# [US NR] Pavan Ravindra - 11.26 OH average, 9.02 Single



## DanpHan (Jan 30, 2016)

http://cubecomps.com/live.php?cid=1348&cat=13&rnd=3

this comp is nuts


----------



## Iggy (Jan 30, 2016)

Wat

WR pls


----------



## TheCoolMinxer (Jan 30, 2016)

Wat... Somehow saw this coming tho through his sub10 ao5 recently


----------



## Jbacboy (Jan 31, 2016)

GJ! He has it on film too.


----------



## DanpHan (Jan 31, 2016)

Jbacboy said:


> GJ! He has it on film too.



good for him  as long as he didn't get sub-8 2h, I'm happy for him


----------



## jonlin (Jan 31, 2016)

many insane

wow


----------



## PenguinsDontFly (Jan 31, 2016)

What the hell! That's absolutely incredible, congratulations Pavan!


----------



## DGCubes (Jan 31, 2016)

Pavan, your skills are insane. Gogogogo WR.


----------



## PenguinsDontFly (Jan 31, 2016)

DGCubes said:


> Pavan, your skills are insane. Gogogogo WR.



Antoine has a round of OH in half an hour.

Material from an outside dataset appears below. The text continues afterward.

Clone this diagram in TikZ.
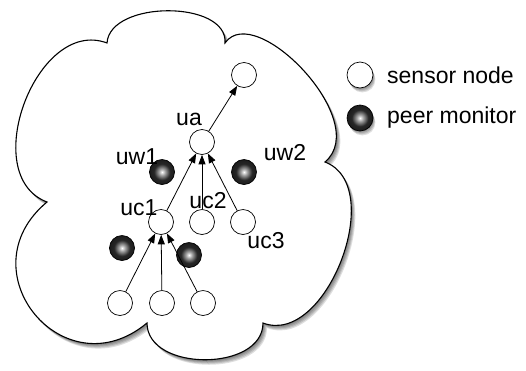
\documentclass[tikz,border=0pt]{standalone}
\usepackage{fontspec}
\setmainfont{Liberation Sans}
\usetikzlibrary{arrows.meta}
\pgfdeclareradialshading{pmshade}{\pgfpoint{0bp}{0bp}}{color(0bp)=(white); color(6bp)=(black!35); color(16bp)=(black!85); color(50bp)=(black)}
\tikzset{
  snode/.style={circle, draw=black, line width=0.7pt, fill=white, minimum size=25pt, inner sep=0pt},
  pmon/.style={circle, draw=black, line width=0.7pt, shading=pmshade, minimum size=25pt, inner sep=0pt},
  lbl/.style={font=\fontsize{23}{27}\selectfont, inner sep=0pt},
  arr/.style={-{Triangle[length=9.5pt,width=7pt]}, line width=0.8pt},
  shadowcopy/.style={fill=black, opacity=0.13},
}
\newcommand{\cloudoutline}{(107,43) .. controls (110,0) and (228,0) .. (225,43)
  .. controls (255,0) and (373,121.5) .. (325,162)
  .. controls (388,186) and (326,347) .. (263,323)
  .. controls (263,372) and (147,372) .. (147,323)
  .. controls (64,392) and (-36,271) .. (47,202)
  .. controls (-23,175.5) and (37,16.5) .. (107,43) -- cycle}
\begin{document}
\begin{tikzpicture}[x=1pt,y=-1pt]
\useasboundingbox (0,0) rectangle (526,370);
% shadow
\foreach \s in {1,2,3,4,5} {
  \path[shadowcopy, shift={(\s*0.8,\s)}] \cloudoutline;
}
\path[fill=white, draw=black, line width=1.1pt] \cloudoutline;
% legend shadows
\foreach \s in {1,2,3,4} {
  \fill[shadowcopy, shift={(\s*0.6,\s*1.1)}] (360,75) circle (13);
  \fill[shadowcopy, shift={(\s*0.6,\s*1.1)}] (360,118) circle (13);
}
% nodes
\node[snode] (top) at (244,75) {};
\node[snode] (ua) at (202,142) {};
\node[snode] (uc1) at (161,222) {};
\node[snode] (uc2) at (202,222) {};
\node[snode] (uc3) at (243,222) {};
\node[snode] (b1) at (120,303) {};
\node[snode] (b2) at (162,303) {};
\node[snode] (b3) at (203,303) {};
\node[pmon] (uw1) at (162,172) {};
\node[pmon] (uw2) at (244,172) {};
\node[pmon] (m3) at (122,248) {};
\node[pmon] (m4) at (189,255) {};
% arrows
\draw[arr] (ua) -- (top);
\draw[arr] (uc1) -- (ua);
\draw[arr] (uc2) -- (ua);
\draw[arr] (uc3) -- (ua);
\draw[arr] (b1) -- (uc1);
\draw[arr] (b2) -- (uc1);
\draw[arr] (b3) -- (uc1);
% labels
\node[lbl] (lua) at (189,119) {ua};
\node[lbl] (luw1) at (137,157) {uw1};
\node[lbl] (luw2) at (285,153) {uw2};
\node[lbl] (luc1) at (139,208) {uc1};
\node[lbl] (luc2) at (208,201) {uc2};
\node[lbl] (luc3) at (266,241) {uc3};
% legend
\node[snode, minimum size=26pt] (legs) at (360,75) {};
\node[pmon, minimum size=26pt] (legp) at (360,118) {};
\node[lbl, anchor=west] (legst) at (387,75) {sensor node};
\node[lbl, anchor=west] (legpt) at (387,118) {peer monitor};
\end{tikzpicture}
\end{document}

The race begins.


----------



## Ninja Storm (Jan 31, 2016)

can I get this please


----------



## guysensei1 (Jan 31, 2016)

Ninja Storm said:


> can I get this please


lmao you


----------



## joshsailscga (Feb 1, 2016)

LOL the kid at the end. "Was that OH? Was that OH?"
Like, you're watching the OH finals, yes it was OH XD


----------



## biscuit (Feb 1, 2016)

Ninja Storm said:


> can I get this please



No. (stupid character limit ruining my jokes)

EDIT: And time requirement


----------